Rockin' Out: Popular Music in the USA, Volume 1

Front Cover
Pearson/Prentice Hall, 2005 - Music - 516 pages
Rockin' Out provides a comprehensive social history of popular music in the United States from the heyday of Tin Pan Alley to the current sounds of electronic dance music and teen pop, from the invention of the phonograph to the promise of the Internet. It offers an analysis and critique of the music itself and the conditions of its production and consumption. The book is organized chronologically and thematically around particular genres/styles of music and addresses such dimensions as race, class, gender, ethnicity, technology, copyright and the structure of the music industry as they affect the development of the music.

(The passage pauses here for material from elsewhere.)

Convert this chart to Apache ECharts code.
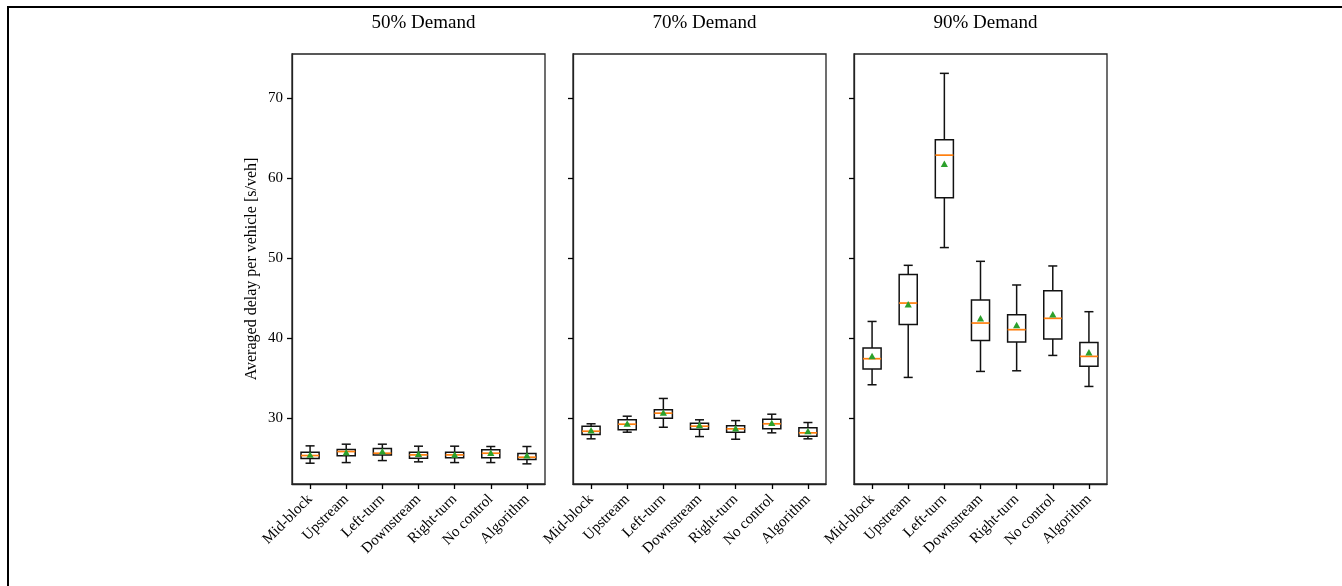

The author examines the Tin Pan Alley era, mass media and the construction of race, the rise of rhythm and blues, the eruption of rock 'n' roll, the reaction to rock 'n' roll, the sixties, fragmentation of pop, the poles of pop, the eighties, youth culture and censorship, packaging pop for the new millennium and the future of music. For music fans and historians.

About the author (2005)

Reebee Garofalo has taught at the University of Massachusetts Boston since 1978. He is the co-author of Rock 'n' Roll is Here to Pay (1977), editor of Rockin' the Boat (1992), and co-editor of Policing Pop (2003). He has written numerous articles and lectured internationally on a broad range of subjects relating to popular music and the music industry and serves on the editorial collective of the Journal of Popular Music Studies. As a fan, musician, and educator, he is immersed in music, particularly its use as a community resource and an educational tool.